Hamilton, Madison and other founders thoroughly analyzed the myriad examples since antiquity of democracies and their demise. They concluded rightly that excessive factionalism and the rise of corruption, incompetence and demagoguery almost always brought about the terminal crises. “Remember, democracy never lasts long,” Adams wrote. “It soon wastes, exhausts, and murders itself. There never was a democracy yet that did not commit suicide.” The final result was usually the ascension of an iron rule — whether in the form of a domestic dictator or a foreign conqueror. The American solution — an executive strong enough to be effective but checked enough to prevent tyranny — remains unfortunately dependent to some degree on the character of the President and the electorate that supports him.

There are early but troubling signs that we might face a crisis. The polarization and majoritarian factionalism the Founders feared has led to a tolerance for quasi-authoritarian actions among those who agree with the President. The rule by executive order begun under Obama and continued under Trump has eroded the separation of powers. The government seems unable to function effectively, anger is boiling and studies suggest that young people — those who will have to be responsible for the system’s endurance — are more likely than not to see democracy as less than “essential.” An alarming politics has arisen on the far Left and Right, with some adherents even seeking to dismantle the system itself.

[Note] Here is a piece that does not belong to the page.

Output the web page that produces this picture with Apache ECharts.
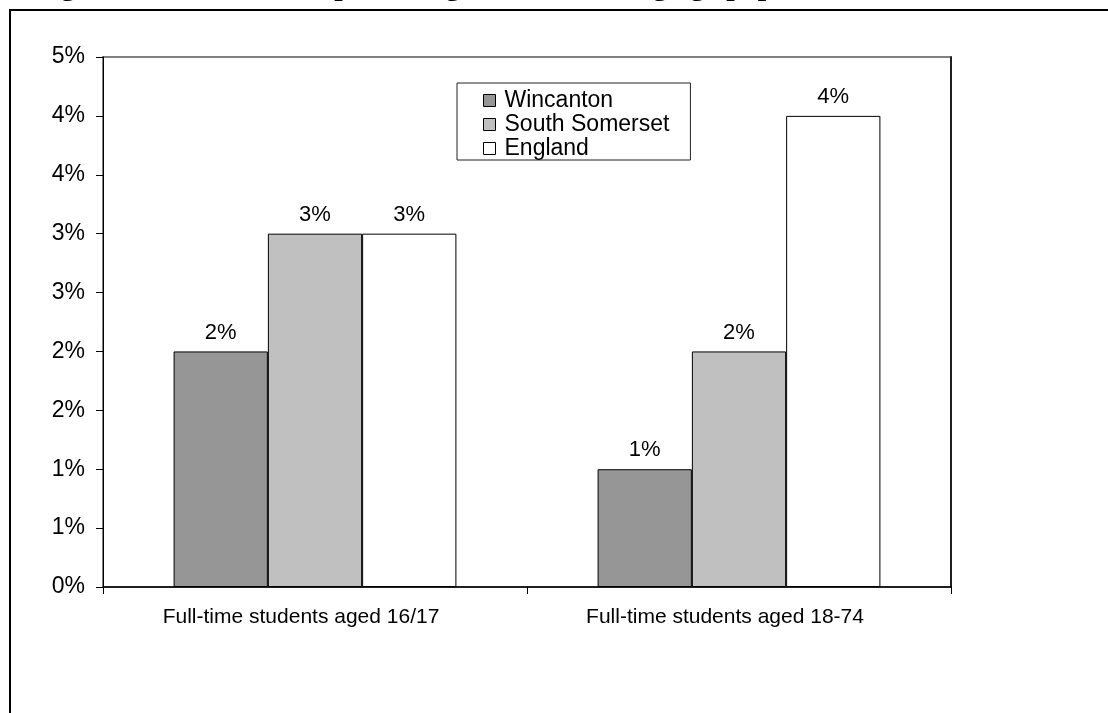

This is the scenario that alarmed the Constitution’s framers, the governance vacuum that can lead the crowd to demand order above liberty. Their own near seduction by the charms of authoritarian rule prompted their attempt to create a system that could withstand that risk, but they also knew that their safeguards couldn’t work without wise leadership and a citizenry willing to value it.

“Those who expect to reap the blessings of freedom,” wrote Thomas Paine, “must undergo the fatigue of supporting it.” If even Hamilton, Adams and Gorham were tempted at a challenging moment to turn to a strong hand, we had best take no chances when defending the Constitution they bequeathed us.

Richard Hurowitz is a writer, investor and publisher of The Octavian Report, a quarterly magazine of ideas.

Correction, Nov. 26:

The original photo caption that appeared with this story misstated who is pictured in Howard Chandler Christy’s painting of the signing of the U.S. Constitution. Thomas Jefferson is not among those depicted.